Saved data entries
++++++++++++++++++++

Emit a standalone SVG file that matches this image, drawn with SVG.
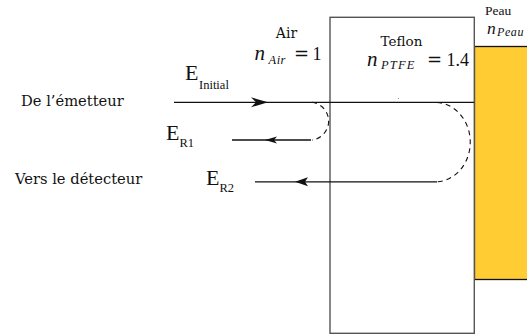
<svg xmlns="http://www.w3.org/2000/svg" width="527" height="335" viewBox="0 0 527 335">
<style>
text{fill:#111}
.lab{font-family:'DejaVu Serif',serif}
.tm{font-family:'Liberation Serif',serif}
.it{font-family:'Liberation Serif',serif;font-style:italic}
.eq{font-family:'DejaVu Serif',serif;font-size:18px}
.ln{stroke:#111;stroke-width:1.3;fill:none}
.dash{stroke:#111;stroke-width:1.1;fill:none;stroke-dasharray:5 4}
.ah{fill:#111;stroke:none}
</style>
<defs>
<path id="ahR" d="M0,0 L-17,-5 L-12,0 L-17,5 Z"/>
</defs>
<rect width="527" height="335" fill="#fff"/>
<g id="peau">
<rect x="474.5" y="46.5" width="60" height="233" fill="#FFCC33" stroke="#111" stroke-width="1.3"/>
<text class="tm" x="485" y="15" font-size="13.5">Peau</text>
<text class="it" x="487" y="33.5" font-size="17.5">n</text>
<text class="it" x="497" y="36" font-size="12" letter-spacing="0.6">Peau</text>
</g>
<g id="teflon">
<rect x="330" y="17.3" width="144.3" height="316" fill="#fff" stroke="#555" stroke-width="1.4"/>
<text class="lab" x="401.5" y="45.5" text-anchor="middle" font-size="13.5">Teflon</text>
<text class="it" x="367" y="65.5" font-size="21">n</text>
<text class="it" x="381" y="69" font-size="12.5" letter-spacing="1.2">PTFE</text>
<text class="eq" x="427" y="65.5">=</text>
<text class="tm" x="446.5" y="65.5" font-size="18">1.4</text>
<circle cx="398.5" cy="98.5" r="0.6" fill="#888"/>
</g>
<g id="air">
<text class="lab" x="286.5" y="38" text-anchor="middle" font-size="14">Air</text>
<text class="it" x="254.5" y="60" font-size="21">n</text>
<text class="it" x="268.5" y="63.5" font-size="12.5" letter-spacing="0.5">Air</text>
<text class="eq" x="294" y="60">=</text>
<text class="tm" x="312.5" y="60" font-size="18">1</text>
</g>
<g id="labels">
<text class="lab" x="21" y="106" font-size="14.7">De l’émetteur</text>
<text class="lab" x="15" y="184" font-size="14.7">Vers le détecteur</text>
<text class="tm" x="185" y="80" font-size="22">E</text>
<text class="tm" x="199" y="89" font-size="12.5">Initial</text>
<text class="tm" x="166" y="140" font-size="22">E</text>
<text class="tm" x="179.5" y="147" font-size="12.5">R1</text>
<text class="tm" x="206" y="185" font-size="22">E</text>
<text class="tm" x="219.5" y="192" font-size="12.5">R2</text>
</g>
<g id="connectors">
<line class="ln" x1="174" y1="102.3" x2="474" y2="102.3"/>
<use class="ah" href="#ahR" x="268" y="102.3"/>
<line class="ln" x1="232" y1="140" x2="311" y2="140"/>
<path class="ah" d="M265,140 L277,136.5 L274,140 L277,143.5 Z"/>
<path class="dash" d="M312,102.3 A19 19 0 0 1 312 140"/>
<line class="ln" x1="255" y1="181.8" x2="437" y2="181.8"/>
<path class="ah" d="M295,181.8 L308,177.3 L305,181.8 L308,186.3 Z"/>
<path class="dash" d="M437,102.5 A35 39.7 0 0 1 437 181.8"/>
</g>
</svg>
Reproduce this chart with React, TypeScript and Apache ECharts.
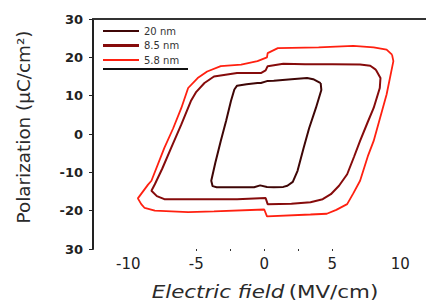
import React, { useEffect, useRef } from "react";
import * as echarts from "echarts";

const seriesNames = ["20 nm", "8.5 nm", "5.8 nm"];
const seriesColors = ["#3f0606", "#860b0b", "#ff2010"];
const seriesWidths = [2, 2, 1.8];
const legendIcons = [
  "path://M0,0H36V2H0Z",
  "path://M0,0H36V3H0Z",
  "path://M0,0H36V2H0Z",
];

const loop20: [number, number][] = [
  [4.15, 13.3], [3.6, 14.3], [3.15, 14.6], [2.0, 14.3], [0.7, 13.9], [0.2, 13.8],
  [-0.25, 13.3], [-0.5, 13.3], [-1.3, 13.0], [-2.0, 12.6], [-2.2, 11.6], [-2.45, 8.6],
  [-2.8, 3.5], [-3.2, -1.8], [-3.6, -7.5], [-3.9, -12.2], [-3.8, -13.6], [-3.5, -13.9],
  [-2.0, -13.9], [-0.75, -13.9], [-0.3, -13.4], [0.2, -13.8], [0.7, -13.9], [1.4, -13.8],
  [1.7, -13.5], [2.1, -12.5], [2.45, -9.6], [2.9, -3.6], [3.3, 1.5], [3.8, 6.8],
  [4.2, 11.5], [4.15, 13.3],
];

const loop85: [number, number][] = [
  [8.2, 16.8], [7.8, 17.8], [7.05, 18.1], [5.0, 18.2], [3.0, 18.2], [1.4, 18.3],
  [0.25, 17.7], [0.1, 16.6], [-0.25, 15.9], [-1.0, 15.9], [-2.0, 15.9], [-3.7, 15.0],
  [-4.4, 13.3], [-5.0, 11.0], [-5.4, 8.6], [-6.1, 2.5], [-6.85, -3.6], [-7.5, -9.0],
  [-8.05, -13.1], [-8.3, -14.8], [-7.9, -16.2], [-7.35, -17], [-5, -17], [-2, -17],
  [0.1, -16.7], [0.25, -18.3], [2, -18.2], [3.4, -17.8], [4.3, -17.0], [4.9, -15.7],
  [5.5, -13.5], [6.1, -10.5], [6.6, -6.0], [7.05, -1.8], [7.6, 3.0], [8.05, 6.8],
  [8.5, 12], [8.55, 14.6], [8.2, 16.8],
];

const loop58: [number, number][] = [
  [9.4, 20.7], [9.0, 22.0], [8.05, 22.6], [6.55, 23], [4.0, 22.6], [1.0, 22.4],
  [0.25, 21.1], [0.2, 20.0], [-0.5, 19.0], [-1.7, 18.1], [-3.2, 17.7], [-4.2, 16.3],
  [-4.9, 14.6], [-5.6, 12], [-6.1, 6.8], [-6.7, 1.5], [-7.35, -3.6], [-8.3, -12.2],
  [-8.55, -13.2], [-9.3, -16.8], [-9.05, -18.3], [-8.8, -19.3], [-8.05, -20],
  [-5.6, -20.4], [-3.7, -20.2], [0, -19.7], [0.2, -21.5], [3.4, -21], [4.6, -20.8],
  [5.3, -19.8], [6.1, -18.3], [6.55, -15.5], [7.05, -12.2], [7.65, -5.5], [8.05, -1.8],
  [9.0, 10.3], [9.5, 19], [9.4, 20.7],
];

const loops = [loop20, loop85, loop58];
const xLabels = [-10, -5, 0, 5, 10];
const xMinorTicks = [-5, -2.5, 0, 2.5, 5];
const xTitleItalic = "Electric field";
const xTitleUnit = "(MV/cm)";
const yTitle = "Polarization (μC/cm²)";

export default function App() {
  const ref = useRef<HTMLDivElement>(null);
  useEffect(() => {
    if (!ref.current) return;
    const chart = echarts.init(ref.current, null, { renderer: "svg" });
    chart.setOption({
      animation: false,
      grid: { left: 93, top: 19, right: 0, bottom: 59, outerBoundsMode: "none" },
      legend: {
        left: 103,
        top: 26,
        padding: 0,
        orient: "vertical",
        itemWidth: 36,
        itemHeight: 10,
        itemGap: 4.5,
        data: seriesNames.map((n, i) => ({ name: n, icon: legendIcons[i] })),
        textStyle: { fontSize: 10, color: "#333", fontFamily: "DejaVu Sans" },
      },
      xAxis: [
        {
          type: "value",
          min: -12.6,
          max: 11.9,
          position: "bottom",
          axisLine: { show: false, onZero: false },
          splitLine: { show: false },
          axisTick: {
            show: true,
            customValues: xMinorTicks,
            length: 2,
            lineStyle: { color: "#333", width: 1 },
          },
          axisLabel: {
            customValues: xLabels,
            fontSize: 15,
            color: "#222",
            margin: 7,
            fontFamily: "DejaVu Sans",
          },
        },
        {
          type: "value",
          min: -12.6,
          max: 11.9,
          position: "top",
          axisLine: { show: true, onZero: false, lineStyle: { color: "#333", width: 2 } },
          axisTick: { show: false },
          axisLabel: { show: false },
          splitLine: { show: false },
        },
      ],
      yAxis: {
        type: "value",
        min: -30,
        max: 30,
        interval: 10,
        axisLine: { show: true, onZero: false, lineStyle: { color: "#222", width: 2 } },
        axisTick: { show: true, length: 4, lineStyle: { color: "#222", width: 1 } },
        splitLine: { show: false },
        axisLabel: {
          fontSize: 13,
          fontWeight: "bold",
          color: "#222",
          margin: 10,
          fontFamily: "DejaVu Sans",
          formatter: (v: number) => (v === -30 ? "30" : String(v)),
        },
      },
      graphic: [
        {
          type: "line",
          shape: { x1: 103, y1: 69, x2: 188, y2: 69 },
          style: { stroke: "#111", lineWidth: 2 },
        },
        {
          type: "text",
          x: 265,
          y: 292,
          scaleX: 1.26,
          style: {
            text: "{i|" + xTitleItalic + "} {n|" + xTitleUnit + "}",
            align: "center",
            verticalAlign: "middle",
            rich: {
              i: { fontSize: 17, fontStyle: "italic", fill: "#2a2a2a", fontFamily: "DejaVu Sans" },
              n: { fontSize: 17, fill: "#2a2a2a", fontFamily: "DejaVu Sans" },
            },
          },
        },
        {
          type: "text",
          x: 24,
          y: 127,
          rotation: Math.PI / 2,
          scaleX: 1.08,
          style: {
            text: yTitle,
            align: "center",
            verticalAlign: "middle",
            fontSize: 17,
            fill: "#2a2a2a",
            fontFamily: "DejaVu Sans",
          },
        },
      ],
      series: loops.map((d, i) => ({
        name: seriesNames[i],
        type: "line",
        xAxisIndex: 0,
        data: d,
        symbol: "none",
        lineStyle: { color: seriesColors[i], width: seriesWidths[i] },
        itemStyle: { color: seriesColors[i] },
      })),
    });
    return () => chart.dispose();
  }, []);
  return <div ref={ref} style={{ width: 426, height: 308, position: "absolute", left: 0, top: 0 }} />;
}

++++++++++++++++++++

WHAT NEEDS TO BE DONE
Scan the material above for the word "React". Copy each line where it occurs.

EXERCISE ANSWER
Reproduce this chart with React, TypeScript and Apache ECharts.
import React, { useEffect, useRef } from "react";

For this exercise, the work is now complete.